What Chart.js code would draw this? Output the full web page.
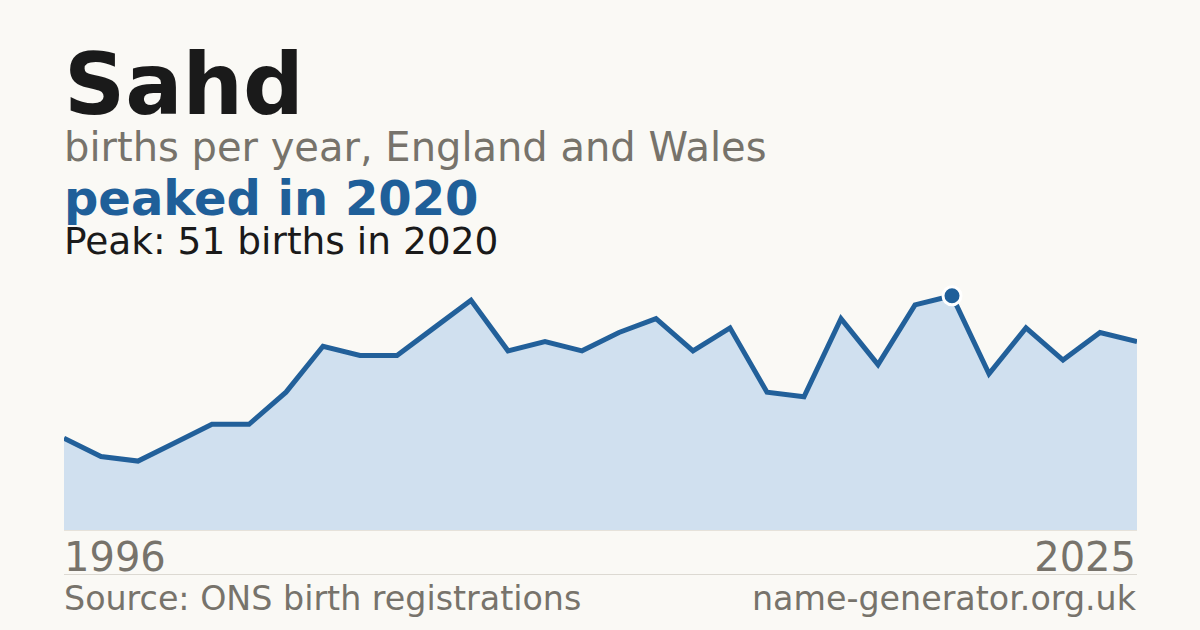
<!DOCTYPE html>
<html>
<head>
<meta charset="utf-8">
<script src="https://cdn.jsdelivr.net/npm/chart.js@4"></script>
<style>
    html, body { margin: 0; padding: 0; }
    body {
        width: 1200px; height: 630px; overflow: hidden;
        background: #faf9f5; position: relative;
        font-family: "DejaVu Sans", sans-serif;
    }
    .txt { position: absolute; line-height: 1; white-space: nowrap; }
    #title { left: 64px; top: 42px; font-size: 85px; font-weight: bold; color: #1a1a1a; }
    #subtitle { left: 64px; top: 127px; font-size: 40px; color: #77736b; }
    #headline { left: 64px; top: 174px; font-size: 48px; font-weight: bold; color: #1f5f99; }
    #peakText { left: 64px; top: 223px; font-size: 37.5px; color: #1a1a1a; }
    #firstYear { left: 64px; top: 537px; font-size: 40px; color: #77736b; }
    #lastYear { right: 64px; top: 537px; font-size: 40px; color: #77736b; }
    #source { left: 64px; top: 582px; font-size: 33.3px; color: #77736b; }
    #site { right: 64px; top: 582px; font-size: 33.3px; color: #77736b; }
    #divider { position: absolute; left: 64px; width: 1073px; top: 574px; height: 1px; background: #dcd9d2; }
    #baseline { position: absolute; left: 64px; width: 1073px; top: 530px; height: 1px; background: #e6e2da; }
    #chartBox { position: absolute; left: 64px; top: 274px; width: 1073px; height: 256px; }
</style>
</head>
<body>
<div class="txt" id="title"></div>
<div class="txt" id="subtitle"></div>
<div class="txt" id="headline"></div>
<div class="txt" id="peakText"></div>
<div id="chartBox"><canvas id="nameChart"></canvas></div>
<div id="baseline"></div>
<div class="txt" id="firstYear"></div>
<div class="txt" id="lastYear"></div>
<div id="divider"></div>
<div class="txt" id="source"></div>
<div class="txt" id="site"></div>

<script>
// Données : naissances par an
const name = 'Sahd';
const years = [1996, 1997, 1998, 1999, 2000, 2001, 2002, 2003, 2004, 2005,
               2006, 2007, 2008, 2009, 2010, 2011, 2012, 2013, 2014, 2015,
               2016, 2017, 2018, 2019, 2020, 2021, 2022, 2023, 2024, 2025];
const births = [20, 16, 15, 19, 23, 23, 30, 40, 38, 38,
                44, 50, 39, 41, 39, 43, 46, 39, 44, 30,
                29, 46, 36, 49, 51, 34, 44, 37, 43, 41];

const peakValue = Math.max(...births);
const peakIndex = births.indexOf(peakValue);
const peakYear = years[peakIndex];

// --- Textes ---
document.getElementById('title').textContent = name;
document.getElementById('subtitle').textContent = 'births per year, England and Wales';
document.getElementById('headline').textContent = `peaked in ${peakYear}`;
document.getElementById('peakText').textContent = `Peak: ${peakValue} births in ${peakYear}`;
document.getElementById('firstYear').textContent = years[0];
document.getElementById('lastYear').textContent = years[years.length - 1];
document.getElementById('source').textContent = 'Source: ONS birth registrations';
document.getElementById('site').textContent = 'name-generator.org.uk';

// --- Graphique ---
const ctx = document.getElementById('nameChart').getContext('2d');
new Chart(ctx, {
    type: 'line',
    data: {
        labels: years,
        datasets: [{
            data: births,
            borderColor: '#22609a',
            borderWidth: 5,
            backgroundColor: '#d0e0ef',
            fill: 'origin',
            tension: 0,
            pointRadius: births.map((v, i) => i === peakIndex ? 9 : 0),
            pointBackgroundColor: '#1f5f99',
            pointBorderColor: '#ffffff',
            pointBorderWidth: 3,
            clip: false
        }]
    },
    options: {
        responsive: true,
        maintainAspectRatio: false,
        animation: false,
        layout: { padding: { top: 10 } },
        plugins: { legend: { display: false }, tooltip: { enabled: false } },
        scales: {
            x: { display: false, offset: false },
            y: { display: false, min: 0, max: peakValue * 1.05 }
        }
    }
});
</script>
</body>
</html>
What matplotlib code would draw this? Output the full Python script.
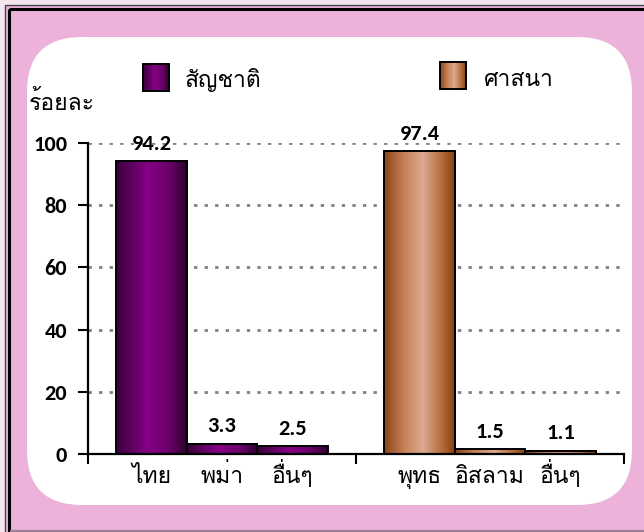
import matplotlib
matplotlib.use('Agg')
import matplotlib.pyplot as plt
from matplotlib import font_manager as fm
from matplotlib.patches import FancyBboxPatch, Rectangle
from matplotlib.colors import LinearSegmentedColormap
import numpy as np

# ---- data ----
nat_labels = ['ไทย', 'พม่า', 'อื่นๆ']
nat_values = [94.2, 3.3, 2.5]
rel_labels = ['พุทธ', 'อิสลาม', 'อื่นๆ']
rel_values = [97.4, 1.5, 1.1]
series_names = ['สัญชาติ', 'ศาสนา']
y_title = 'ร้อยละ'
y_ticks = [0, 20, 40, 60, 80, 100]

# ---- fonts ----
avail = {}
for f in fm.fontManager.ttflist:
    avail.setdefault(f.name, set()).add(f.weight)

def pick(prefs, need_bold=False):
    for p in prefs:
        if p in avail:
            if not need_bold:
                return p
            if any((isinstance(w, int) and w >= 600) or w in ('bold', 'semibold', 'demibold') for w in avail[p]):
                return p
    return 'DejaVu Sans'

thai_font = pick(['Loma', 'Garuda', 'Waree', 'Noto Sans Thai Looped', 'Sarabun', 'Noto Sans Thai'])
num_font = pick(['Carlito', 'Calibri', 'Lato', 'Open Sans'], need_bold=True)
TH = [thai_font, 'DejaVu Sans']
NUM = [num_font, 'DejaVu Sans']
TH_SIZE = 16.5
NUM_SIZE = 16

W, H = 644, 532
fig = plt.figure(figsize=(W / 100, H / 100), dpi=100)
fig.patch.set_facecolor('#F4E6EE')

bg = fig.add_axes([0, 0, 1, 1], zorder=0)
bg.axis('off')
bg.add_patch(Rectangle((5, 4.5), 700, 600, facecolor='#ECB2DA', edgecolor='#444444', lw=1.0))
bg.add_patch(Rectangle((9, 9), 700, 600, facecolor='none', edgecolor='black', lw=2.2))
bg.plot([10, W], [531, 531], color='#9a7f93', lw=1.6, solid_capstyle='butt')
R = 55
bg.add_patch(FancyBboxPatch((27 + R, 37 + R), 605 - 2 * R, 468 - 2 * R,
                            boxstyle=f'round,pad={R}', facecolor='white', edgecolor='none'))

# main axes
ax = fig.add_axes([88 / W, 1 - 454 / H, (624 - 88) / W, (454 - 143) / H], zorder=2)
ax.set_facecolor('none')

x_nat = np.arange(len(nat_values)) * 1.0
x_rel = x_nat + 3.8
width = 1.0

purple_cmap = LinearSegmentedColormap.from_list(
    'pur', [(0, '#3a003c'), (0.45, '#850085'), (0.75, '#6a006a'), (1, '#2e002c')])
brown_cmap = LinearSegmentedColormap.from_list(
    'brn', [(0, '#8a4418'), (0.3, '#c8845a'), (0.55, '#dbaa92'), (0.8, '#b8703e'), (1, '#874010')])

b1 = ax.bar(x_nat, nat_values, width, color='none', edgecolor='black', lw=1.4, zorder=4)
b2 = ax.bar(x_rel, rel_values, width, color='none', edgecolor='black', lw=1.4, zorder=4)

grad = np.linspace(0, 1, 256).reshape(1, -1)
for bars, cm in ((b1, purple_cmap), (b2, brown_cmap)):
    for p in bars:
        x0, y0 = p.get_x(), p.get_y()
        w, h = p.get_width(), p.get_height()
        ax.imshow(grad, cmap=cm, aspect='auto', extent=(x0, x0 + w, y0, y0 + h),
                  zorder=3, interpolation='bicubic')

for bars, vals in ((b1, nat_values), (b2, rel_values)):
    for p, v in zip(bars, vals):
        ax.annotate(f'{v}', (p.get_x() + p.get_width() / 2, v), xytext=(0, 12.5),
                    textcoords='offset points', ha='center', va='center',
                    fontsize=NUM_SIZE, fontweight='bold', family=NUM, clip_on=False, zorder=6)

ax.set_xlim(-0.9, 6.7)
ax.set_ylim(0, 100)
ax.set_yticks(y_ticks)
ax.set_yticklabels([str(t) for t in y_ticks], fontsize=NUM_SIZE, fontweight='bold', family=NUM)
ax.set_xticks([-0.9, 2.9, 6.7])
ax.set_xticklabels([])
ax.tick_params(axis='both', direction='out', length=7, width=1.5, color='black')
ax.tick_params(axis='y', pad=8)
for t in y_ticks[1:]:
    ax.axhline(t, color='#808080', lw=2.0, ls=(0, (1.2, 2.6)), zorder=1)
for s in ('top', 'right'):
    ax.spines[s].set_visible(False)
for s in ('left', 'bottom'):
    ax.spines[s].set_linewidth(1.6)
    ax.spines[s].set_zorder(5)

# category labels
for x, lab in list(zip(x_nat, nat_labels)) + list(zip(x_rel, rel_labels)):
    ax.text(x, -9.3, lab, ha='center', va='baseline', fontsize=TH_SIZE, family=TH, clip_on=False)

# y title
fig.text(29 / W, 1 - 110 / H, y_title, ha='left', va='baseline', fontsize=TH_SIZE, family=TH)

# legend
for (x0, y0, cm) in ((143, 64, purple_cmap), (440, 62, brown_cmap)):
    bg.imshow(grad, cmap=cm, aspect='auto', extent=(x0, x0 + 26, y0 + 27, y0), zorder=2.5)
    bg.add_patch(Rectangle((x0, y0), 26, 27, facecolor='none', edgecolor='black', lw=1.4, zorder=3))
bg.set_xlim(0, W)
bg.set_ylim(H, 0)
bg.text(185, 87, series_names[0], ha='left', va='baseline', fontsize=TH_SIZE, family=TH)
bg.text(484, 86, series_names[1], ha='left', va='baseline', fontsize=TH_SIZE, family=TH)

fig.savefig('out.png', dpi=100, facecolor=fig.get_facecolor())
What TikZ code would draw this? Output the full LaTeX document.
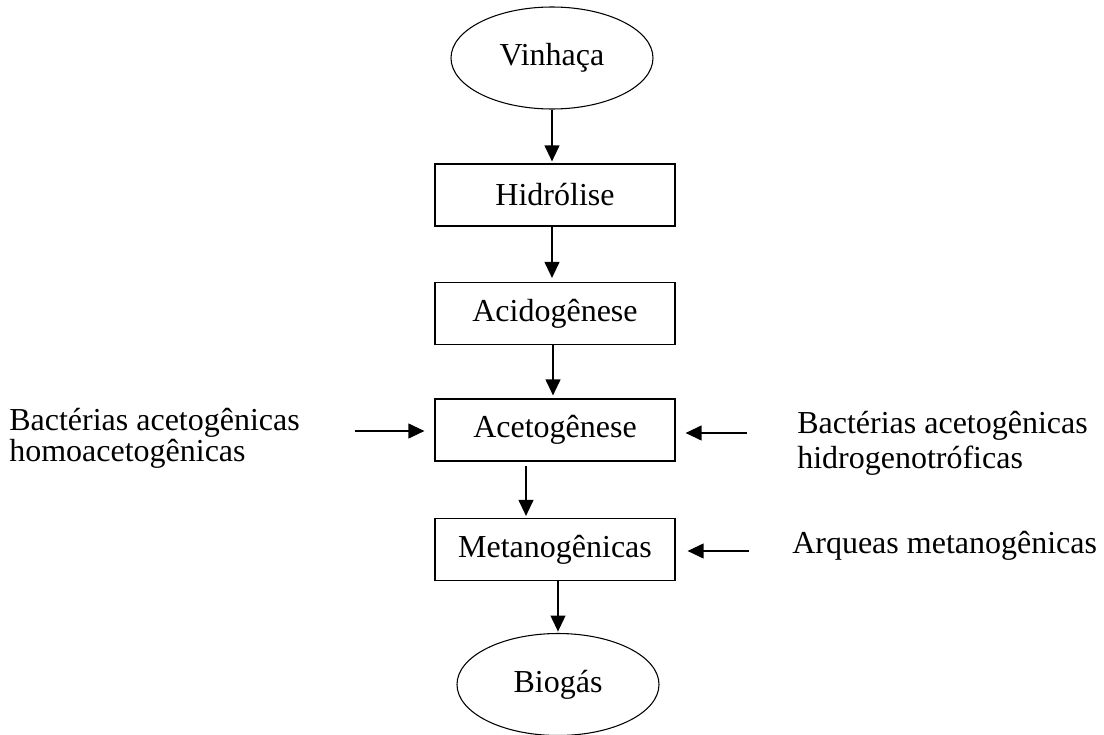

● Problem details: Give back, unchanged, each line from the one containing "What matplotlib code" through the one containing "NUM_SIZE = 16". Pictures are to be left out.

● Result:
What matplotlib code would draw this? Output the full Python script.
import matplotlib
matplotlib.use('Agg')
import matplotlib.pyplot as plt
from matplotlib import font_manager as fm
from matplotlib.patches import FancyBboxPatch, Rectangle
from matplotlib.colors import LinearSegmentedColormap
import numpy as np

# ---- data ----
nat_labels = ['ไทย', 'พม่า', 'อื่นๆ']
nat_values = [94.2, 3.3, 2.5]
rel_labels = ['พุทธ', 'อิสลาม', 'อื่นๆ']
rel_values = [97.4, 1.5, 1.1]
series_names = ['สัญชาติ', 'ศาสนา']
y_title = 'ร้อยละ'
y_ticks = [0, 20, 40, 60, 80, 100]

# ---- fonts ----
avail = {}
for f in fm.fontManager.ttflist:
    avail.setdefault(f.name, set()).add(f.weight)

def pick(prefs, need_bold=False):
    for p in prefs:
        if p in avail:
            if not need_bold:
                return p
            if any((isinstance(w, int) and w >= 600) or w in ('bold', 'semibold', 'demibold') for w in avail[p]):
                return p
    return 'DejaVu Sans'

thai_font = pick(['Loma', 'Garuda', 'Waree', 'Noto Sans Thai Looped', 'Sarabun', 'Noto Sans Thai'])
num_font = pick(['Carlito', 'Calibri', 'Lato', 'Open Sans'], need_bold=True)
TH = [thai_font, 'DejaVu Sans']
NUM = [num_font, 'DejaVu Sans']
TH_SIZE = 16.5
NUM_SIZE = 16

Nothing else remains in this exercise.